WORK TO COMPLETE » Pictures are excluded. Copy exactly, and only, the lines from the one containing "Rebuild this chart" through the one containing "const ratioDomain = [0, 100], ratioTicks", both ends included.

Excerpt from a dataset
——
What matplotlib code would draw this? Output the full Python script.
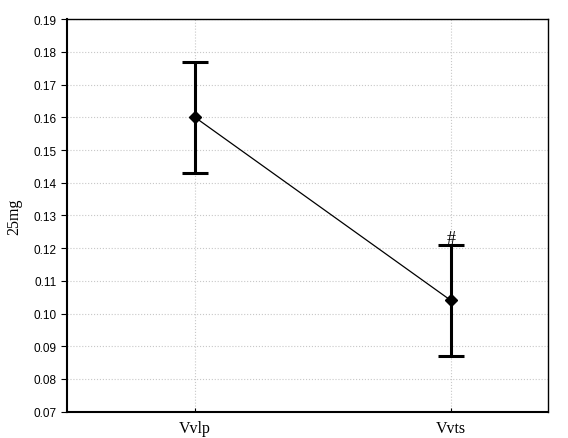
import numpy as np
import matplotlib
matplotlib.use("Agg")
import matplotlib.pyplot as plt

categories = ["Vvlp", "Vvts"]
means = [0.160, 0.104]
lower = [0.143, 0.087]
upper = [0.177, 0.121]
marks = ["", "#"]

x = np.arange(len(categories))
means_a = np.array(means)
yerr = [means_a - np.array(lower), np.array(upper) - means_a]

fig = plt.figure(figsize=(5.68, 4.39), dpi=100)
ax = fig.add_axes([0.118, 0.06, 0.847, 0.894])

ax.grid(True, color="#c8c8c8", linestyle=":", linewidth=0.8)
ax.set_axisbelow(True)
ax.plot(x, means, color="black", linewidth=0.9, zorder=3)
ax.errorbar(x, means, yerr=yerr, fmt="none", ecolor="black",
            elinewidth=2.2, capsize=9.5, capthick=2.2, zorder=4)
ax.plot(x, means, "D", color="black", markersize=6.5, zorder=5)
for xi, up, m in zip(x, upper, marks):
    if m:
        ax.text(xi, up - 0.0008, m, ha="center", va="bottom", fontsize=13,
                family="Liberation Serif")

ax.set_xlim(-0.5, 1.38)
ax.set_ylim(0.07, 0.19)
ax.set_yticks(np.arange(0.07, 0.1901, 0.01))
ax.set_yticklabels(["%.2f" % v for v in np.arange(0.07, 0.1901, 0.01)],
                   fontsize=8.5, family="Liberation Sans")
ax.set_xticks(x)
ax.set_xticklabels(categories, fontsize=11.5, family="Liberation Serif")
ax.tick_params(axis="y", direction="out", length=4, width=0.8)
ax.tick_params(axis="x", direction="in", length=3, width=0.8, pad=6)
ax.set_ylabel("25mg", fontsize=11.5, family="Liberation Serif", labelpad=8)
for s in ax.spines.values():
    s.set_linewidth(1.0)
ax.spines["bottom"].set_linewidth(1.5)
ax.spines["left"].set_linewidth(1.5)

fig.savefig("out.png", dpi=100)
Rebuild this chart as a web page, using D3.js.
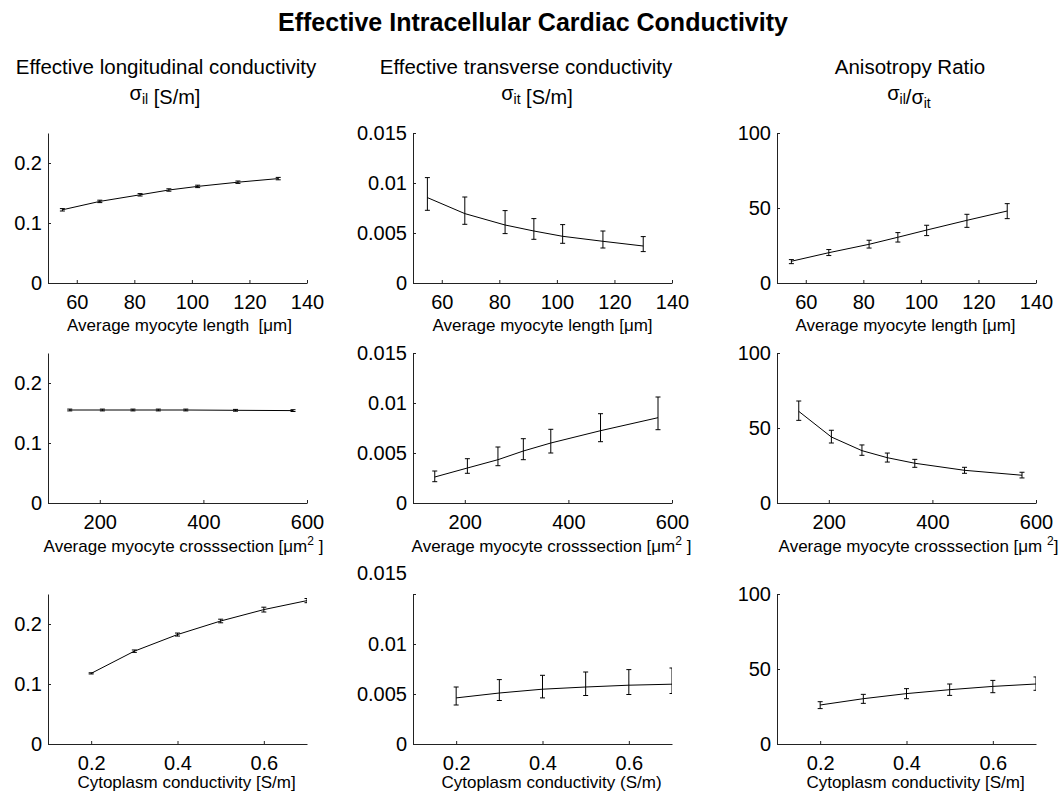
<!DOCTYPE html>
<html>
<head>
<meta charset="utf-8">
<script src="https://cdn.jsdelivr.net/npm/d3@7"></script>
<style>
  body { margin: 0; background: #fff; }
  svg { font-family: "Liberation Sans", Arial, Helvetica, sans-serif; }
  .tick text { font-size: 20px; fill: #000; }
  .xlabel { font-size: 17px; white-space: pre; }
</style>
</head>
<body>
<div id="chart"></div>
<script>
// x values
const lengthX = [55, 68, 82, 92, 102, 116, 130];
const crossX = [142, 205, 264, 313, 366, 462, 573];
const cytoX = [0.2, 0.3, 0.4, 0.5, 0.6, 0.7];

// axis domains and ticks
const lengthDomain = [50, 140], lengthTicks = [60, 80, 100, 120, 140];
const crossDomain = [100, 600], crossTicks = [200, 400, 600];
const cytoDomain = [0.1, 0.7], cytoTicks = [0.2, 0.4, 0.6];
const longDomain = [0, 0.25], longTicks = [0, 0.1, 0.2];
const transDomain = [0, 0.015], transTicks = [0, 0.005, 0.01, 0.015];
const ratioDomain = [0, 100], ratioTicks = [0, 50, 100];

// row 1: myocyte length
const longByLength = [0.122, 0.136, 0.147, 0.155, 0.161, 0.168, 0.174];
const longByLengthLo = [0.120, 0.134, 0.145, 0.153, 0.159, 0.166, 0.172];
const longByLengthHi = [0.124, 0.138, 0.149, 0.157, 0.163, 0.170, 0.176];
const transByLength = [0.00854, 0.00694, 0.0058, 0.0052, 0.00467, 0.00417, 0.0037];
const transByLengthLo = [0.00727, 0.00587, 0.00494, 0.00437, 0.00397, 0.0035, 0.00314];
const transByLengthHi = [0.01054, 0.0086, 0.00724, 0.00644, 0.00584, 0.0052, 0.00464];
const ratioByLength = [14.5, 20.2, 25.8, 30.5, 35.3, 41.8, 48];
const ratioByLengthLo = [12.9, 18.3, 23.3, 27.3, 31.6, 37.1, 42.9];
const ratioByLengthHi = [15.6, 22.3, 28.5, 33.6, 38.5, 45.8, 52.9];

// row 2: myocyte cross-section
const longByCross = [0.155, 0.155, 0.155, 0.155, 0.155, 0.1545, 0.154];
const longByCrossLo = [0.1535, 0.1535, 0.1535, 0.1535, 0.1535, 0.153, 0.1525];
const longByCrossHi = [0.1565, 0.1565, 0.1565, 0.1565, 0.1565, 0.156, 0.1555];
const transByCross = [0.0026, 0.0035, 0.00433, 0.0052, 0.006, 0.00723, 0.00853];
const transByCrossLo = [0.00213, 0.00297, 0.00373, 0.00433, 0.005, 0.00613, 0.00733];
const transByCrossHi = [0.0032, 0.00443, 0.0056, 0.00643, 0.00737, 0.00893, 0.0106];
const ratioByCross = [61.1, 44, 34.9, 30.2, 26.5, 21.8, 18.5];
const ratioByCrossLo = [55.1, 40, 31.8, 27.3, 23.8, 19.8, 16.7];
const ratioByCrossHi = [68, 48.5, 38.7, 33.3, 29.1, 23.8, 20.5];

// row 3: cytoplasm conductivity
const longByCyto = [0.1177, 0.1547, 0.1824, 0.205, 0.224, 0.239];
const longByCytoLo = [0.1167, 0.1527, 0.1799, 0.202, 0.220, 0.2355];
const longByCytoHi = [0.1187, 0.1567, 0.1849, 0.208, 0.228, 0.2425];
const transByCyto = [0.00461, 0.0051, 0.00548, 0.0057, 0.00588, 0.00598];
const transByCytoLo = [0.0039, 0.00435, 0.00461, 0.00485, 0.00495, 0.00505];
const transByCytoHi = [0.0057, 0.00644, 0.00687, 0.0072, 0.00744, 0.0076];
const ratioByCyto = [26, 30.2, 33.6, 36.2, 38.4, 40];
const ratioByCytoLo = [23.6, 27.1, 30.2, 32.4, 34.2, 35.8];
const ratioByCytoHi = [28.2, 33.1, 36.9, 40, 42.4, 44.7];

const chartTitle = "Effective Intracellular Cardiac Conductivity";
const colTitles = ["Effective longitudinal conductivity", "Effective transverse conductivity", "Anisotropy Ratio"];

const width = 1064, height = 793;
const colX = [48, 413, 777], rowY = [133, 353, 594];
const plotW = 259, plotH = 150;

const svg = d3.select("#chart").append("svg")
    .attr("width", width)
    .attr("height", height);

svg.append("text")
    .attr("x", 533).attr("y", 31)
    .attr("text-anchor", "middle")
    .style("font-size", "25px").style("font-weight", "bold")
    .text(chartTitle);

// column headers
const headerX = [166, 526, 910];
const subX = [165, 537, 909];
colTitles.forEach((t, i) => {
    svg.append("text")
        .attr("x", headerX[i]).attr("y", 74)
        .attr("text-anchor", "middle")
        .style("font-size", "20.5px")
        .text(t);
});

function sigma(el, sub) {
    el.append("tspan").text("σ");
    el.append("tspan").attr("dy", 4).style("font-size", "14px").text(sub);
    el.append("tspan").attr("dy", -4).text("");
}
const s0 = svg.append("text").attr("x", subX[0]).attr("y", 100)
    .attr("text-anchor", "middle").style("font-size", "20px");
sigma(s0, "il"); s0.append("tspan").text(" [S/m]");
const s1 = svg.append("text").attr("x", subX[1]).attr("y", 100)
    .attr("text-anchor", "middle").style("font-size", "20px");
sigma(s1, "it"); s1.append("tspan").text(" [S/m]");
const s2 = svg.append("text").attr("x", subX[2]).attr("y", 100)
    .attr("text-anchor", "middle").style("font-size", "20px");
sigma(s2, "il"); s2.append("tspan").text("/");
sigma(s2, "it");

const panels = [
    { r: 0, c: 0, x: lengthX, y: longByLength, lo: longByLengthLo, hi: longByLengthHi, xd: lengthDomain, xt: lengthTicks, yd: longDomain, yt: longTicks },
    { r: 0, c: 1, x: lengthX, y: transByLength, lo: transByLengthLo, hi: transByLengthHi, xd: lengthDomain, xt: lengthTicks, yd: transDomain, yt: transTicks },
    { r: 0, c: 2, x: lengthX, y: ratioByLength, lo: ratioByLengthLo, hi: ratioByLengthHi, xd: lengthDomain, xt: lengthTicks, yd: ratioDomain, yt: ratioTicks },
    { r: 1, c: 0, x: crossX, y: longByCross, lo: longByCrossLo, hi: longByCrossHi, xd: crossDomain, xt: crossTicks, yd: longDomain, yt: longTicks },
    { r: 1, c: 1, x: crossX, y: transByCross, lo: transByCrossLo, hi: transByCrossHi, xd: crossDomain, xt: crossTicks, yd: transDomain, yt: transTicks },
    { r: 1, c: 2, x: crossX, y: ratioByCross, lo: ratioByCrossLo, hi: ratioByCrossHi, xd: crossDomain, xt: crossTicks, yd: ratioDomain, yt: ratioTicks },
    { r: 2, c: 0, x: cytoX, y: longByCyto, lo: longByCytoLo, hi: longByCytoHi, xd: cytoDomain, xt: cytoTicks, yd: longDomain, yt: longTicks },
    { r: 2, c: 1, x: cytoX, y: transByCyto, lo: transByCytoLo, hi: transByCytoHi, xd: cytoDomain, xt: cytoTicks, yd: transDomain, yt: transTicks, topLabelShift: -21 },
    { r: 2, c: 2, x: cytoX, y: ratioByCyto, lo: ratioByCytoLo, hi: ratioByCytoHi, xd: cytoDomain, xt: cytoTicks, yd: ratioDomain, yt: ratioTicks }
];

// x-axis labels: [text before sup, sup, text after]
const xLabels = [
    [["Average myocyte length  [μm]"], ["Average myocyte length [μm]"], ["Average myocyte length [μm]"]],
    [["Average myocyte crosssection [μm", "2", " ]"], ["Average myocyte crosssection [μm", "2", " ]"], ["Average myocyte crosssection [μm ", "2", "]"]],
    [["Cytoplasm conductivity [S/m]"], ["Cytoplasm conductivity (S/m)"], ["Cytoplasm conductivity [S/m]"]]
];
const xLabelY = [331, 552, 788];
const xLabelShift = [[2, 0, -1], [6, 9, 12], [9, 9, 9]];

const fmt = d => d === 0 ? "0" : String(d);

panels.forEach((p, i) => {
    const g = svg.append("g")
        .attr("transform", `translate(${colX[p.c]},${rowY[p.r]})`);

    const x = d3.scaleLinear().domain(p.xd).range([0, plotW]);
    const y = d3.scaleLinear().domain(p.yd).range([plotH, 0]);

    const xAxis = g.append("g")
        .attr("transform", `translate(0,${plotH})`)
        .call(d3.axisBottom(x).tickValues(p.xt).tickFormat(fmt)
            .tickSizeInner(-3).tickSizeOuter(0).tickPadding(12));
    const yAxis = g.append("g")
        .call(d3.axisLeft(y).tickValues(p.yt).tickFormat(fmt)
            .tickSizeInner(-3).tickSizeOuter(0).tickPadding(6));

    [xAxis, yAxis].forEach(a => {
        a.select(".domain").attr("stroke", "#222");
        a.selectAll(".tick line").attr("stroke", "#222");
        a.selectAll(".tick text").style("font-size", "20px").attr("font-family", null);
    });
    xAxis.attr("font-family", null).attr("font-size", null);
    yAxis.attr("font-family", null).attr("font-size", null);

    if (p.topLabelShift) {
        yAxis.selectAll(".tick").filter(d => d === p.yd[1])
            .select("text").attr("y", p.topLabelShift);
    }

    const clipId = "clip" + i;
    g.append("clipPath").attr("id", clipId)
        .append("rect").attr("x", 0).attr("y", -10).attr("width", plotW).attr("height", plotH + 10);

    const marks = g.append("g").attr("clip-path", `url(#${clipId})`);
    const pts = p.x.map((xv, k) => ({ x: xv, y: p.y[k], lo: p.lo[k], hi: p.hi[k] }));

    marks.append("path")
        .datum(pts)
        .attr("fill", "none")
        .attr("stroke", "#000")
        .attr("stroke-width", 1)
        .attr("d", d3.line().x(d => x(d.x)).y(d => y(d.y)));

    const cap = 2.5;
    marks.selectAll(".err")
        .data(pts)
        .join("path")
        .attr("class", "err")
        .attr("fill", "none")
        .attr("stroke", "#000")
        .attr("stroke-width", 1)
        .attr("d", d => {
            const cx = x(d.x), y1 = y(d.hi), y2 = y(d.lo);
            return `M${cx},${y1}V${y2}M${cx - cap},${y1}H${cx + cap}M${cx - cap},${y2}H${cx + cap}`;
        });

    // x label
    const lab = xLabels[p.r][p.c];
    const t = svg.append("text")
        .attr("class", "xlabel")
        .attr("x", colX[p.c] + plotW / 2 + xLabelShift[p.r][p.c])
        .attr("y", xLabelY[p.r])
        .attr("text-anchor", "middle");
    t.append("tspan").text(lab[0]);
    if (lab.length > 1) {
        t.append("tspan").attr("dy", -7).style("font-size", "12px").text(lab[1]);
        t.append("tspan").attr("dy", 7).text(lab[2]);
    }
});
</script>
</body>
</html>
——
RESPONSE FOR THIS EXERCISE »
Rebuild this chart as a web page, using D3.js.
<!DOCTYPE html>
<html>
<head>
<meta charset="utf-8">
<script src="https://cdn.jsdelivr.net/npm/d3@7"></script>
<style>
  body { margin: 0; background: #fff; }
  svg { font-family: "Liberation Sans", Arial, Helvetica, sans-serif; }
  .tick text { font-size: 20px; fill: #000; }
  .xlabel { font-size: 17px; white-space: pre; }
</style>
</head>
<body>
<div id="chart"></div>
<script>
// x values
const lengthX = [55, 68, 82, 92, 102, 116, 130];
const crossX = [142, 205, 264, 313, 366, 462, 573];
const cytoX = [0.2, 0.3, 0.4, 0.5, 0.6, 0.7];

// axis domains and ticks
const lengthDomain = [50, 140], lengthTicks = [60, 80, 100, 120, 140];
const crossDomain = [100, 600], crossTicks = [200, 400, 600];
const cytoDomain = [0.1, 0.7], cytoTicks = [0.2, 0.4, 0.6];
const longDomain = [0, 0.25], longTicks = [0, 0.1, 0.2];
const transDomain = [0, 0.015], transTicks = [0, 0.005, 0.01, 0.015];
const ratioDomain = [0, 100], ratioTicks = [0, 50, 100];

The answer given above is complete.